The Mirror Crack'd is one of the better Agatha Christie offerings on screen. It's not as atmospheric and well-crafted as And Then There Were None of 1945, but it is far better an effort than the ponderous illustrated travelogue directed by John Guillermin, Death on the Nile.
This film presents Angela Lansbury as Miss Marples - not as eccentrically insane as my favourite Miss Marples, Margaret Rutherford, but well enough in her beady-eyed, old-lady powder-layered way.
The cast is top-heavy with glittering Hollywood, with the glitter-queen of all, Elizabeth Taylor, looking amazingly pudgy and plain. A grey-haired Rock Hudson is as immaculately handsome as ever, while Tony Curtis looks born to play the sort of sleaze he is cast as in this film. Little Edward Fox and Geraldine Chaplin, looking even plainer than Liz, round out this trans-Atlantic cast.
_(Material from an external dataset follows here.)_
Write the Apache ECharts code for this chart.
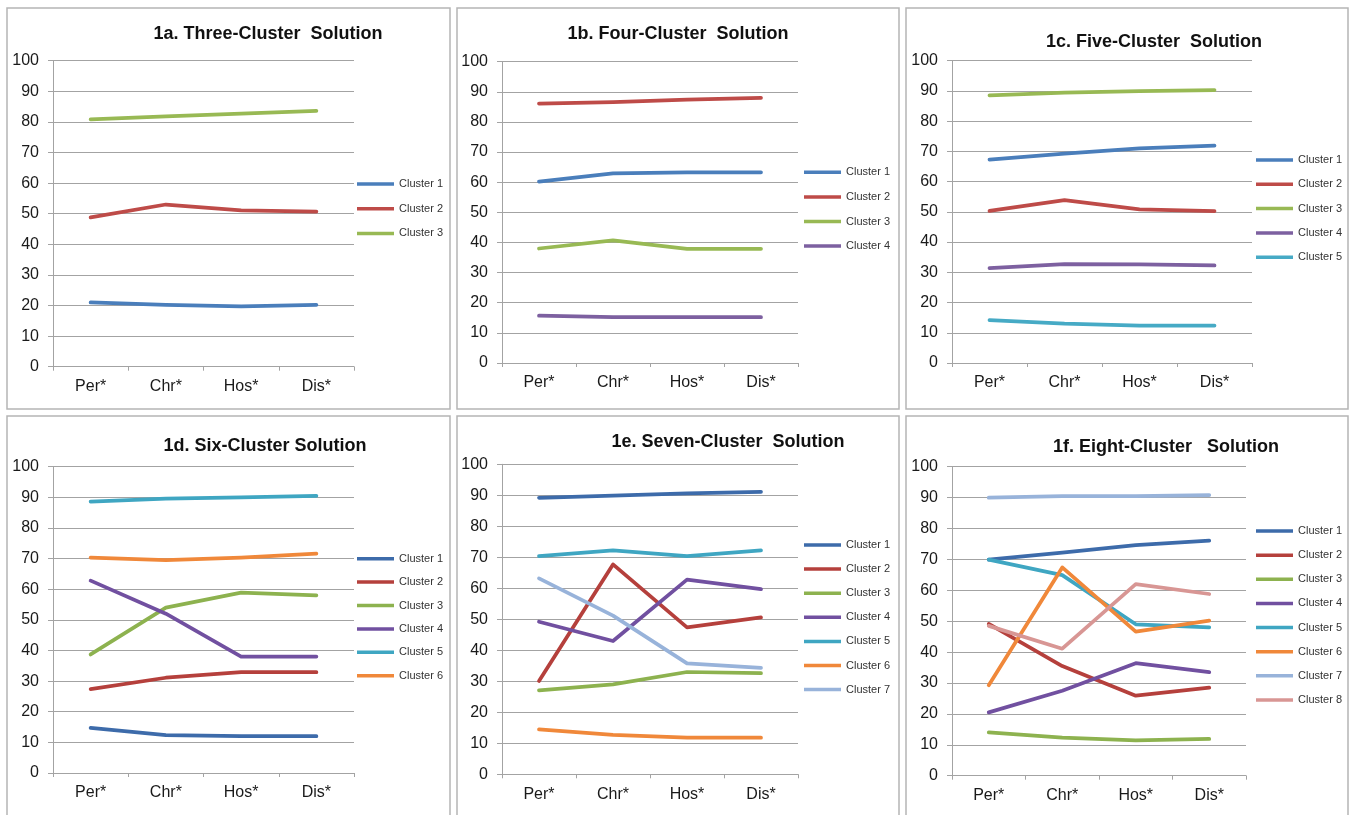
<!DOCTYPE html>
<html>
<head>
<meta charset="utf-8">
<script src="https://cdn.jsdelivr.net/npm/echarts@6/dist/echarts.min.js"></script>
<style>
html,body{margin:0;padding:0;background:#fff;}
#c{width:1353px;height:815px;}
</style>
</head>
<body>
<div id="c"></div>
<script>
// ---- data ----
const categories = ['Per*', 'Chr*', 'Hos*', 'Dis*'];
const yMin = 0, yMax = 100, yStep = 10;
const titles = [
  '1a. Three-Cluster  Solution',
  '1b. Four-Cluster  Solution',
  '1c. Five-Cluster  Solution',
  '1d. Six-Cluster Solution',
  '1e. Seven-Cluster  Solution',
  '1f. Eight-Cluster   Solution'
];
const sol3 = [
  [21.0, 20.2, 19.7, 20.2],
  [48.8, 53.0, 51.1, 50.7],
  [80.8, 81.8, 82.7, 83.6]
];
const sol4 = [
  [60.2, 62.9, 63.3, 63.3],
  [86.1, 86.6, 87.4, 88.0],
  [38.0, 40.7, 37.9, 37.9],
  [15.7, 15.2, 15.2, 15.2]
];
const sol5 = [
  [67.3, 69.3, 71.0, 71.9],
  [50.3, 53.9, 50.8, 50.2],
  [88.5, 89.4, 89.9, 90.3],
  [31.4, 32.7, 32.6, 32.3],
  [14.2, 13.0, 12.4, 12.4]
];
const sol6 = [
  [14.7, 12.4, 12.0, 12.0],
  [27.4, 31.1, 32.9, 32.9],
  [38.7, 54.0, 58.9, 58.0],
  [62.8, 52.0, 38.0, 38.0],
  [88.6, 89.6, 90.0, 90.5],
  [70.3, 69.5, 70.3, 71.6]
];
const sol7 = [
  [89.2, 89.9, 90.6, 91.1],
  [30.1, 67.7, 47.4, 50.6],
  [27.1, 29.0, 33.0, 32.6],
  [49.2, 43.0, 62.8, 59.7],
  [70.4, 72.2, 70.4, 72.2],
  [14.5, 12.7, 11.8, 11.8],
  [63.2, 51.2, 35.8, 34.3]
];
const sol8 = [
  [69.9, 72.2, 74.6, 76.1],
  [49.1, 35.5, 25.9, 28.5],
  [14.0, 12.3, 11.4, 11.9],
  [20.5, 27.5, 36.4, 33.5],
  [69.9, 64.9, 49.0, 48.0],
  [29.3, 67.4, 46.6, 50.2],
  [90.0, 90.5, 90.5, 90.8],
  [48.5, 41.1, 62.0, 58.8]
];
const solutions = [sol3, sol4, sol5, sol6, sol7, sol8];

// ---- styling / layout ----
const paletteTop = ['#4A7EBB', '#BE4B48', '#98B954', '#7D60A0', '#46AAC5'];
const paletteBottom = ['#3D6BAA', '#B5403C', '#8DB24F', '#7150A0', '#3FA6C2', '#F0883A', '#98B3DA', '#D89694'];
const FONT = '"Liberation Sans", Arial, sans-serif';
const GRID_COLOR = '#A3A3A3';

// legend: first row centre y and row pitch
const panels = [
  {box:[7, 8, 443, 401],   grid:{left:53,  top:60.7,  width:301, height:306},   title:[268, 34],   legend:{left:357,  row0:184,   pitch:24.7}},
  {box:[457, 8, 442, 401], grid:{left:502, top:61.7,  width:296, height:301.3}, title:[678, 34],   legend:{left:804,  row0:172.3, pitch:24.6}},
  {box:[906, 8, 442, 401], grid:{left:952, top:60.7,  width:300, height:302.3}, title:[1154, 42],  legend:{left:1256, row0:160,   pitch:24.3}},
  {box:[7, 416, 443, 410], grid:{left:53,  top:466.7, width:301, height:306.3}, title:[265, 446],  legend:{left:357,  row0:558.7, pitch:23.4}},
  {box:[457, 416, 442, 410], grid:{left:502, top:464.3, width:296, height:310}, title:[728, 442],  legend:{left:804,  row0:545,   pitch:24.1}},
  {box:[906, 416, 442, 410], grid:{left:952, top:466.7, width:294, height:309}, title:[1166, 447], legend:{left:1256, row0:531,   pitch:24.14}}
];

const ICON_H = 3.5, TEXT_H = 11;
const grid = [], xAxis = [], yAxis = [], series = [], legend = [], graphic = [];
panels.forEach((p, i) => {
  grid.push(Object.assign({containLabel:false}, p.grid));
  xAxis.push({
    type:'category', gridIndex:i, data:categories, boundaryGap:true,
    axisLine:{lineStyle:{color:GRID_COLOR, width:1}},
    axisTick:{show:true, interval:0, length:4, lineStyle:{color:GRID_COLOR}},
    axisLabel:{interval:0, margin:12, fontSize:16, fontFamily:FONT, color:'#1a1a1a'}
  });
  yAxis.push({
    type:'value', gridIndex:i, min:yMin, max:yMax, interval:yStep,
    axisLine:{show:true, lineStyle:{color:GRID_COLOR, width:1}},
    axisTick:{show:true, length:5, lineStyle:{color:GRID_COLOR}},
    splitLine:{show:true, lineStyle:{color:GRID_COLOR, width:1}},
    axisLabel:{margin:14, fontSize:16, fontFamily:FONT, color:'#1a1a1a'}
  });
  const pal = i < 3 ? paletteTop : paletteBottom;
  const names = [];
  solutions[i].forEach((vals, k) => {
    const nm = 'p' + i + '|Cluster ' + (k + 1);
    names.push(nm);
    series.push({
      type:'line', name:nm, xAxisIndex:i, yAxisIndex:i, data:vals,
      symbol:'none', showSymbol:false, smooth:false,
      color:pal[k],
      lineStyle:{color:pal[k], width:3.75, cap:'round', join:'round'},
      emphasis:{disabled:true}, silent:true, animation:false
    });
  });
  legend.push({
    orient:'vertical', left:p.legend.left, top:p.legend.row0 - TEXT_H / 2,
    itemGap:p.legend.pitch - TEXT_H,
    icon:'rect', itemWidth:37, itemHeight:ICON_H, selectedMode:false, data:names, padding:0,
    formatter:(n) => n.split('|')[1],
    textStyle:{fontSize:11, fontFamily:FONT, color:'#333'}
  });
  graphic.push({
    type:'rect', silent:true, z:-10,
    shape:{x:p.box[0], y:p.box[1], width:p.box[2], height:p.box[3]},
    style:{fill:'#fff', stroke:'#B5B5B5', lineWidth:1.5}
  });
  graphic.push({
    type:'text', silent:true, x:p.title[0], y:p.title[1],
    style:{text:titles[i], fontSize:18, fontWeight:'bold', fontFamily:FONT, fill:'#111', align:'center', verticalAlign:'middle'}
  });
});

const chart = echarts.init(document.getElementById('c'), null, {renderer:'canvas'});
chart.setOption({
  backgroundColor:'#fff',
  animation:false,
  grid, xAxis, yAxis, series, legend, graphic
});
</script>
</body>
</html>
This is a dressing-room mystery set in one of England's great grand houses, all immense drawing rooms and sweeping stairs. Miss Marples lives in an antique village of characteristic gingerbread sweetness and charm. It's all great to look at - but the settings don't submerge the plot, which sweeps along with nice pace and style.
It's superficial and glitzy, and good fun for a cold night when there's nothing better in sight. It's not a patch on my favourite mystery thriller of this sort is The Last of Sheila with James Coburn, but it serves as a fun genre offering.
Fast-forward, by the way, to the 73-minute mark and see if you can pick the uncredited appearance, in a brief non-speaking role, of one of today's big stars. Liz Taylor calls him 'Jamie', which isn't that far from his famous screen name today... and in a nice coincidence, The Mirror Crack'd's director, Guy Hamilton, had made his name some years earlier as a director of a couple of the better James Bond movies...
This boasts an excellent anamorphic widescreen transfer - the countryside shimmers with gentle English summer warmth and the interior scenes are painted with delicate pastel hues.
For a film made in 1980, this has been treated very decently indeed, with the transfer evidently coming from a fine quality print.